Match your work to places that actually publish work like yours. A useful habit is to keep a running list of magazines whose sensibility genuinely fits each piece you write, rather than one giant list of famous names. When you read a story you love in a journal, note the journal. Those are your targets, because you already know your taste overlaps with the editors’ taste.

Build a system so you are not deciding every time

Emotional energy is your scarce resource, so remove as many decisions as you can. Set up a simple tracking spreadsheet with columns for the piece, the magazine, the date sent, the response, and the date of response. This one document prevents the two nightmares of submitting: forgetting where you sent something, and accidentally sending the same piece to a magazine that already declined it.

Adopt a few standing rules so submitting becomes routine rather than an agonizing choice:

  • Submit to several magazines at once. Simultaneous submissions are standard and expected; almost every journal allows them. Just withdraw a piece promptly everywhere else the moment it is accepted somewhere.
  • When a piece is rejected, send it back out within a day or two. Same-day resubmission turns a small sting into a small task.
  • Keep a ranked list for each piece, from dream publications down to solid ones, and simply work down the list as rejections arrive.

The point of the system is that on any given day you are not asking whether you are good enough. You are just doing the next mechanical step, which is far easier to sustain.

Write a short, clean cover letter

Cover letters carry far less weight than beginners fear. Editors read the work first and the letter second, if at all. A good cover letter is brief and unremarkable in the best way. State the title and genre, mention a couple of prior publications if you have them, and add one plain sentence about yourself. That is enough.

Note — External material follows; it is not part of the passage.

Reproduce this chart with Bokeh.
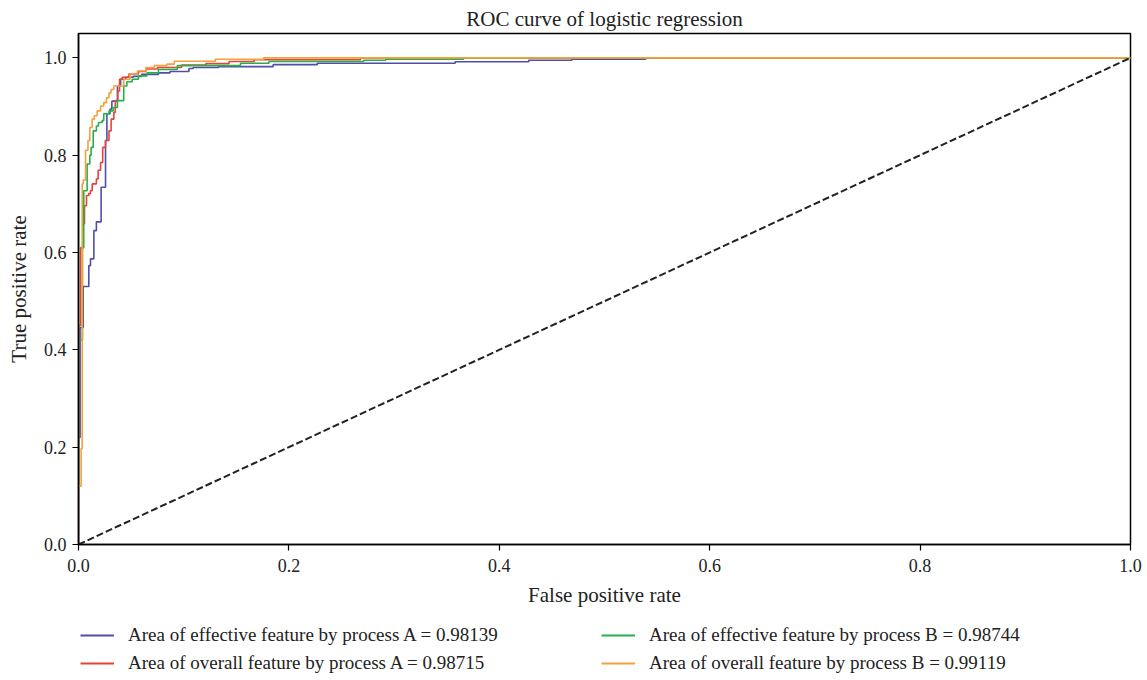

Do not explain your story, defend its themes, or tell the editor how to read it. If the work needs a paragraph of instructions to land, the work is not finished. And never apologize or flatter excessively. Confidence here just means brevity and professionalism, not salesmanship. If you have no publications yet, that is fine; simply skip that line. Everyone started with an empty credits list.

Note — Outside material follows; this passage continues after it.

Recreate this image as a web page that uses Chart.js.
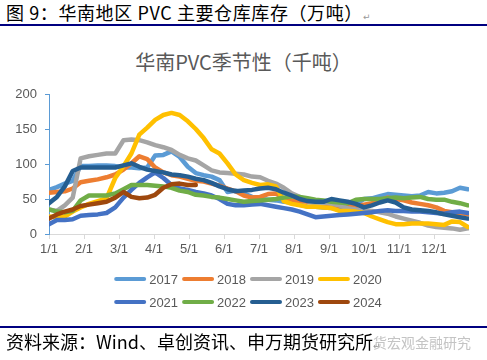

Learn to read the rejections

Not all rejections are equal, and reading them correctly keeps you oriented. Most are form rejections, identical text sent to everyone. These tell you nothing except that this piece did not fit this place, and you should not spend a single minute analyzing the wording.

Occasionally you get a higher tier: a personal note, an invitation to submit again, or a line saying the piece made it to the final round. These are genuinely good news dressed as bad news. A personal rejection from a competitive magazine means your work rose above the great majority of the pile and caught a human being’s attention. When an editor invites you to send more, take it seriously and send more, soon, because that door does not stay open forever.

Protect the writer from the submitter

The most important boundary is between the person who makes the work and the person who mails it out. If you check your submission inbox first thing every morning, a rejection can poison a whole day of writing. Many writers deliberately separate the two: draft in the morning when the mind is fresh, handle submissions later, when a no cannot derail the real work.

It also helps to keep making new things while old things circulate. If your entire sense of worth rides on one story making the rounds, every rejection feels total. If you have three new pieces underway, a single no is just one data point among many. Volume is emotional armor. The writer with ten pieces in circulation and two more in progress simply cannot be flattened by any single envelope.

Play a long game

Publication timelines are slow, often months for a single response, and careers are built over years, not seasons. The writers who last are the ones who treat submitting as a steady background hum rather than a series of high-stakes verdicts. Keep a piece moving, keep writing the next thing, and keep your records clean. Do that long enough and the acceptances arrive, quietly, in among all the rejections you learned to stop fearing.